Кроме того, в том же самом письме мой сын имел глупость пожаловаться, что Вы вынудили его почистить полведра картошки и самому же приготовить для себя обед, хотя рядом, насколько мне известно, была и кухарка, и специальная механическая машинка для чистки картофеля... Мистер Харт, пожалуйста, не сжимайте свое лицо в ожидании, что я сейчас начну бранить Вас и отчитывать за то, что Вы позволили моему отпрыску испачкать его белые руки! Мистер Харт, я всегда держался того мнения, что истинная доброта — не только в слащавых улыбках и приятных речах, но и в небольших порциях горечи, которая преподносится в нужный момент.

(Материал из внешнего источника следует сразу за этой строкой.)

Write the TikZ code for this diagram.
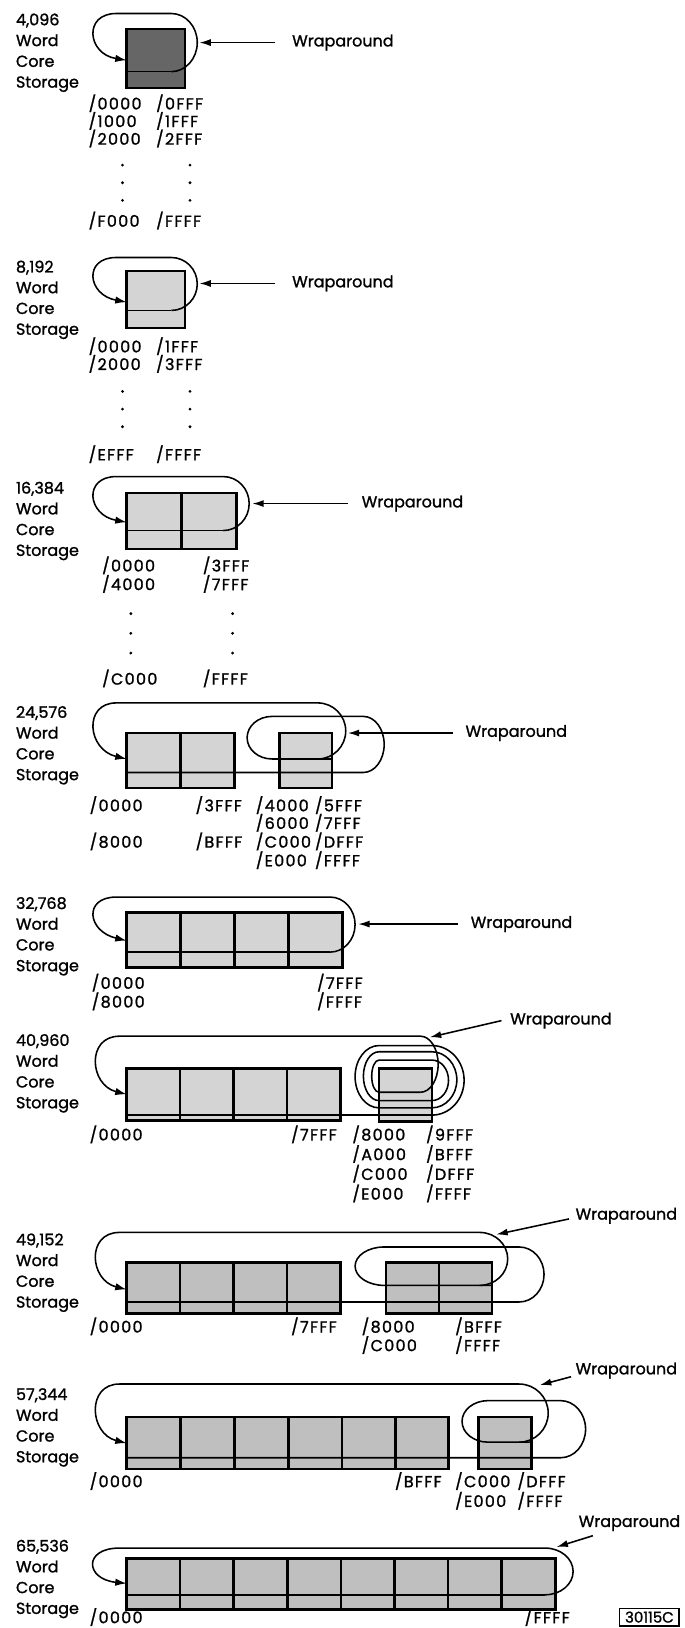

Вообще с течением времени прихожу к мысли, что все эти механизмы, при помощи которых можно легко почистить картошку, можно прогладить белье и так далее и тому подобное, — что все это не только помогает человеку, но и развращает его. Эти механические штуки выстраивают между человеком и миром, в котором он живет, непреодолимую стену, овраг. Человек больше не хочет дотрагиваться до картошки, она кажется ему грязной и грубой. Он отдает картошку чистящей машинке. Машинка жужжит, делает свое дело, а у человека в душе поселяется брезгливое, пренебрежительное отношение к картофелю, к земле, в которой картофель растет, и вместе с тем в нем, как в обладателе картофельной машинки, зарождается глупое и совершенно пагубное самомнение, которое не дает ему взглянуть на себя и на окружающий мир трезво, непредвзято.